By necessity, Blair was also an internationalist, because, as he said in his Chicago speech of 1999, which was by some measure his finest: "We are all internationalists now, whether we like it or not… we cannot turn our backs on conflicts and the violation of human rights within other countries if we want still to be secure." 
Fine words. But a highly-paid political columnist really should have a little more nous. Blair's commitment to 'democracy and human rights' is not and never was 'absolute'. Next to Iraq is Saudi Arabia. This is the country which forbids women to appear in public without a male relative. Women can't drive or vote. Some men have recently been given the chance to vote for a pointless assembly. Religious belief is harshly policed. There are no rights pertaining to democracy: no political campaigns, no freedom of speech, no freedom of assembly, no union rights. Torture is the state's major tool to maintain the status quo.

By any standards, Saudi Arabia was worse than Iraq and approached the condition of North Korea. I was personally inspired by Tony Blair's commitment to universal democracy and human rights. So I wrote to my New Labour MP, Rob Marris, asking him to let me know when the invasion of Saudi Arabia was scheduled, explaining my concerns about the country and my hopes for a democratic future. His reply consisted of two lines, the salient words being 'totally different', though he failed to explain why.

I know why. Saudi Arabia has a lot of oil. We depend on it. In return, they buy a lot of British weapons (mainly for show, but partly to use against their citizens), and they don't get too upset about western support for Israel, despite their obsessive anti-Semitism.

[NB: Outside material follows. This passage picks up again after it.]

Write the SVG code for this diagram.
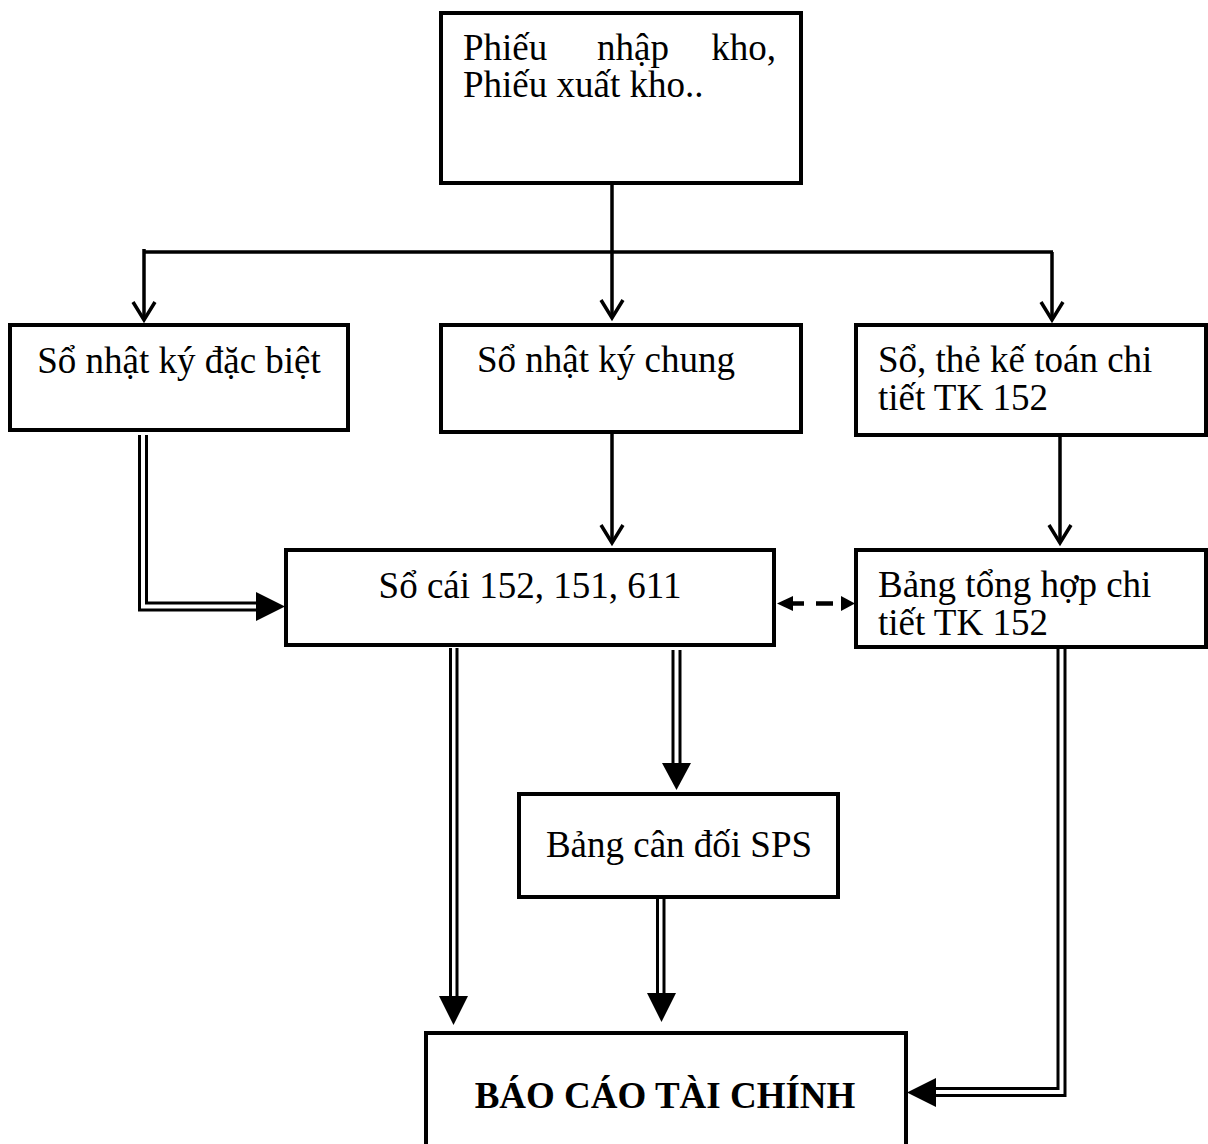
<svg xmlns="http://www.w3.org/2000/svg" width="1208" height="1144" viewBox="0 0 1208 1144">
<style>
.box{fill:#fff;stroke:#000;stroke-width:4}
.t{font-family:"Liberation Serif","Times New Roman",serif;font-size:37px;fill:#000}
.b{font-weight:bold}
.ln{fill:none;stroke:#000;stroke-width:3.5}
.dl{fill:none;stroke:#000;stroke-width:3}
.ah{fill:#000;stroke:none}
.dash{fill:none;stroke:#000;stroke-width:4.5}
</style>
<defs>
<marker id="v" markerUnits="userSpaceOnUse" markerWidth="30" markerHeight="30" refX="22" refY="15" orient="auto" viewBox="0 0 30 30">
<path d="M4,4 L22,15 L4,26" fill="none" stroke="#000" stroke-width="3.5"/>
</marker>
</defs>
<rect width="1208" height="1144" fill="#fff"/>
<g id="connectors">
<path class="ln" d="M612,183 V318" marker-end="url(#v)"/>
<path class="ln" d="M144,252 H1053"/>
<path class="ln" d="M144,249 V320" marker-end="url(#v)"/>
<path class="ln" d="M1052,252 V320" marker-end="url(#v)"/>
<path class="ln" d="M612,432 V543" marker-end="url(#v)"/>
<path class="ln" d="M1060,435 V543" marker-end="url(#v)"/>
<path class="dl" d="M139.5,435 V610 H258"/>
<path class="dl" d="M146.5,435 V603 H258"/>
<polygon class="ah" points="256,592 285,606.5 256,621"/>
<path class="dl" d="M450.5,648 V998"/>
<path class="dl" d="M457,648 V998"/>
<polygon class="ah" points="439,996 468,996 453.5,1025"/>
<path class="dl" d="M673,650 V765"/>
<path class="dl" d="M680,650 V765"/>
<polygon class="ah" points="662,763 691,763 676.5,790"/>
<path class="dl" d="M657.5,899 V995"/>
<path class="dl" d="M664,899 V995"/>
<polygon class="ah" points="647,993 676,993 661.5,1022"/>
<path class="dl" d="M1058,648 V1088.5 H935"/>
<path class="dl" d="M1065,648 V1095.5 H935"/>
<polygon class="ah" points="936,1078 907,1092.5 936,1107"/>
<polygon class="ah" points="777,603.5 793,596 793,611"/>
<path class="dash" d="M792,603.5 H804 M816,603.5 H833"/>
<polygon class="ah" points="855,603.5 841,596 841,611"/>
</g>
<g id="n1">
<rect class="box" x="441" y="13" width="360" height="170"/>
<text class="t" x="463" y="60">Phiếu</text>
<text class="t" x="597" y="60">nhập</text>
<text class="t" x="776" y="60" text-anchor="end">kho,</text>
<text class="t" x="463" y="97">Phiếu xuất kho..</text>
</g>
<g id="n2">
<rect class="box" x="10" y="325" width="338" height="105"/>
<text class="t" x="179" y="373" text-anchor="middle">Sổ nhật ký đặc biệt</text>
</g>
<g id="n3">
<rect class="box" x="441" y="325" width="360" height="107"/>
<text class="t" x="606" y="372" text-anchor="middle">Sổ nhật ký chung</text>
</g>
<g id="n4">
<rect class="box" x="856" y="325" width="350" height="110"/>
<text class="t" x="878" y="372">Sổ, thẻ kế toán chi</text>
<text class="t" x="878" y="410">tiết TK 152</text>
</g>
<g id="n5">
<rect class="box" x="286" y="550" width="488" height="95"/>
<text class="t" x="530" y="598" text-anchor="middle">Sổ cái 152, 151, 611</text>
</g>
<g id="n6">
<rect class="box" x="856" y="550" width="350" height="97"/>
<text class="t" x="878" y="597">Bảng tổng hợp chi</text>
<text class="t" x="878" y="635">tiết TK 152</text>
</g>
<g id="n7">
<rect class="box" x="519" y="794" width="319" height="103"/>
<text class="t" x="679" y="857" text-anchor="middle">Bảng cân đối SPS</text>
</g>
<g id="n8">
<rect class="box" x="426" y="1033" width="480" height="130"/>
<text class="t b" x="665" y="1108" text-anchor="middle">BÁO CÁO TÀI CHÍNH</text>
</g>
</svg>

Democracy is for our enemies - many of whom were our friends when their human rights abuses were less important than their preference for NATO bribes over Soviet Union ones: Saddam Hussein is a case in point.

This is Blair's 'absolute' commitment to democracy: it disappears when money and geo-politics appear, both in office and out. None of this should be a surprise. Nobody's shocked when a Tory enunciates the brutality of realpolitik. The point about Blair is that he moved the political debate away from substance towards appearance: his carefully-constructed persona was that of the modern, cool guy at ease with celebrity culture and lifestyle politics, but his few political instincts were as hard-right as any Tory. Global hegemony and casino capitalism formed the bedrock of his beliefs - anything else was negotiable. The origins and purpose of his party were embarrassing relics, quickly discarded. As he repeatedly demonstrated, 'newness' was the only signifier which mattered to him - he would constantly attack 'the forces of conservatism', by which he meant the civil service, his own party members and those they represented - not on any serious structural level, but because they were in the way of his autocratic sense that he should be able to ordain a new order without discussion, consultation or objection. Democracy at home was, to him, a drag on wealth creation and political leadership: his massive self-belief led him to assume that his every instinct (as in the average wage anecdote) was correct and any alternative view was simply obstructive for the sake of it. This is why - as his testimony at Leveson admirably demonstrates - his linguistic discourse consists of 'look' and 'y'know': he cannot and never could take scrutiny: such quirks are signs of his frustration at being questioned on anything.

Cosying up to the Murdochs of this world wasn't a burden: it was a pleasure for him, because the only people who mattered were life's winners, however they got there.